The image we strive for us, the new self, is given to us in Christ. And for us to be complete, we must acknowledge our humanity to be given to us through him. Our task is not the gathering up on our terms. As though the more we have the more or better we are. It is more a process of surrendering, of stripping off the old so as to receive from the Father the fullness of who we are. Jesus makes it clear, what we think is ours is not ours. To be a member of the kingdom is not about having and gaining because that having will pass; it is fleeting. Membership in the kingdom is about sharing; it is about welcoming the blessing and then passing it on for others. That must characterize the identity of members of the Kingdom, Christians.
Jesus refused to mediate legal rights or property inheritance. What he does not refuse to mediate is our humanity and humanity’s true inheritance in God. He offers that to us as the real riches, the real inheritance that God wishes to share. Real riches are not the things we gather up as leverage against the final day or for using to eating, being merry and drinking now. Real riches are a gift from the Father. The real wealth is that we are already the Father’s image in the world. Believing in Jesus is to have the assurance that this image will not be lost, our identity is always being offered to us. It is a permanent gift to the world in the risen Christ.
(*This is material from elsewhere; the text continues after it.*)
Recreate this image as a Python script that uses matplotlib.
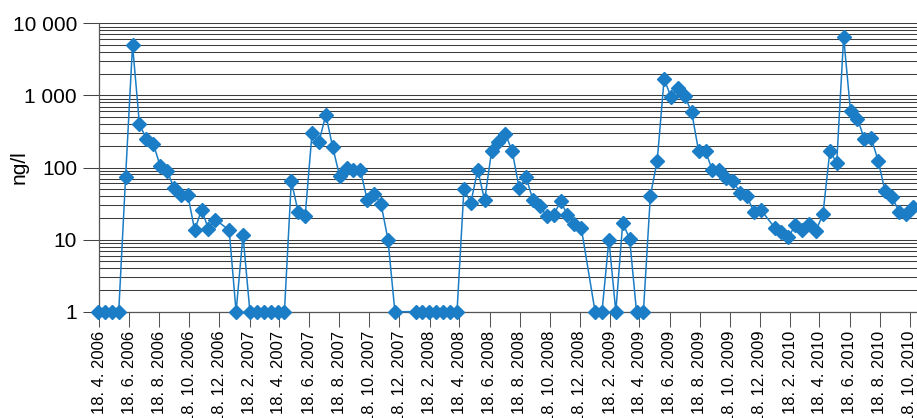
import matplotlib
matplotlib.use("Agg")
import matplotlib.pyplot as plt
import matplotlib.dates as mdates
import matplotlib.ticker as mticker
import pandas as pd

plt.rcParams['font.family'] = ['Liberation Sans', 'DejaVu Sans']

# Fortnightly sampling grid; None marks a fortnight without a sample
sample_start = "2006-04-16"
sample_step_days = 14
concentration = [
    1, 1, 1, 1, 75, 5000, 400, 250, 215, 105,
    90, 52, 42, 42, 13.5, 26, 14, 19, None, 13.5,
    1, 11.5, 1, 1, 1, 1, 1, 1, 65, 24,
    21, 300, 225, 540, 190, 76, 100, 91, 93, 35,
    43, 31, 10, 1, None, None, 1, 1, 1, 1,
    1, 1, 1, 50, 32.5, 93, 35, 167, 225, 294,
    167, 52, 73, 35.5, 29, 21, 22, 34, 22, 16.5,
    14.5, None, 1, 1, 10, 1, 17, 10.3, 1, 1,
    40, 125, 1690, 950, 1270, 970, 580, 167, 167, 91,
    91, 72, 64, 45, 40, 24, 26, None, 14.7, 12.6,
    10.7, 16, 13.6, 16.5, 13.3, 22.5, 167, 117, 6450, 600,
    475, 250, 255, 124, 47, 39.5, 24.5, 23, 28.7,
]

axis_start = "2006-04-18"
axis_end = "2010-11-18"
y_range = (1, 10000)
series_color = "#1b7dc5"
grid_color = "#3c3c3c"

dates = pd.date_range(sample_start, periods=len(concentration),
                      freq=f"{sample_step_days}D")
x_vals = [d for d, v in zip(dates, concentration) if v is not None]
y_vals = [v for v in concentration if v is not None]

W, H = 917, 418
fig = plt.figure(figsize=(W / 100, H / 100), dpi=100)
ax = fig.add_axes([99 / W, (H - 311.7) / H, (925 - 99) / W, (311.7 - 23.3) / H])

ax.plot(x_vals, y_vals, color=series_color, lw=1.1, marker='D', ms=7,
        mfc=series_color, mec=series_color, clip_on=False, zorder=4)

ax.set_yscale('log')
ax.set_ylim(*y_range)
ax.set_xlim(pd.Timestamp(axis_start), pd.Timestamp(axis_end))

ax.yaxis.set_major_locator(mticker.LogLocator(base=10, numticks=10))
ax.yaxis.set_minor_locator(mticker.LogLocator(base=10, subs=range(2, 10), numticks=50))
ax.yaxis.set_major_formatter(
    mticker.FuncFormatter(lambda v, pos: f"{int(round(v)):,}".replace(",", " ")))
ax.yaxis.set_minor_formatter(mticker.NullFormatter())
ax.yaxis.grid(True, which='both', color=grid_color, lw=0.75)
ax.set_axisbelow(True)

ax.xaxis.set_major_locator(mdates.MonthLocator(bymonth=[2, 4, 6, 8, 10, 12], bymonthday=18))


def date_label(v, pos):
    d = mdates.num2date(v)
    return f"{d.day}. {d.month}. {d.year}"


ax.xaxis.set_major_formatter(mticker.FuncFormatter(date_label))

ax.tick_params(axis='y', which='major', length=11.5, width=0.75, color='#444444',
               labelsize=15, pad=4.3)
ax.tick_params(axis='y', which='minor', length=0)
ax.tick_params(axis='x', which='major', length=10.8, width=0.75, color='#555555',
               labelsize=12, pad=3, labelrotation=90)
for lbl in ax.get_xticklabels():
    lbl.set_va('top')
    lbl.set_ha('center')

for side in ('top', 'right'):
    ax.spines[side].set_visible(False)
for side in ('left', 'bottom'):
    ax.spines[side].set_color('#555555')
    ax.spines[side].set_linewidth(0.9)

fig.text(19 / W, 1 - 167 / H, "ng/l", rotation=90, ha='center', va='center', fontsize=15)

fig.savefig("out.png", dpi=100)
When the wisdom writer says all is vanity, all is fleeting, all is passing, he is not saying life is meaningless. What he is saying is what Jesus says; remain focused on the real riches that count: God, neighbor, creation and the love and Spirit that hold them together. They come from above and they will not disappear. Invest in those relationships and your inheritance will be great indeed. And in Christ, death will not take it from you.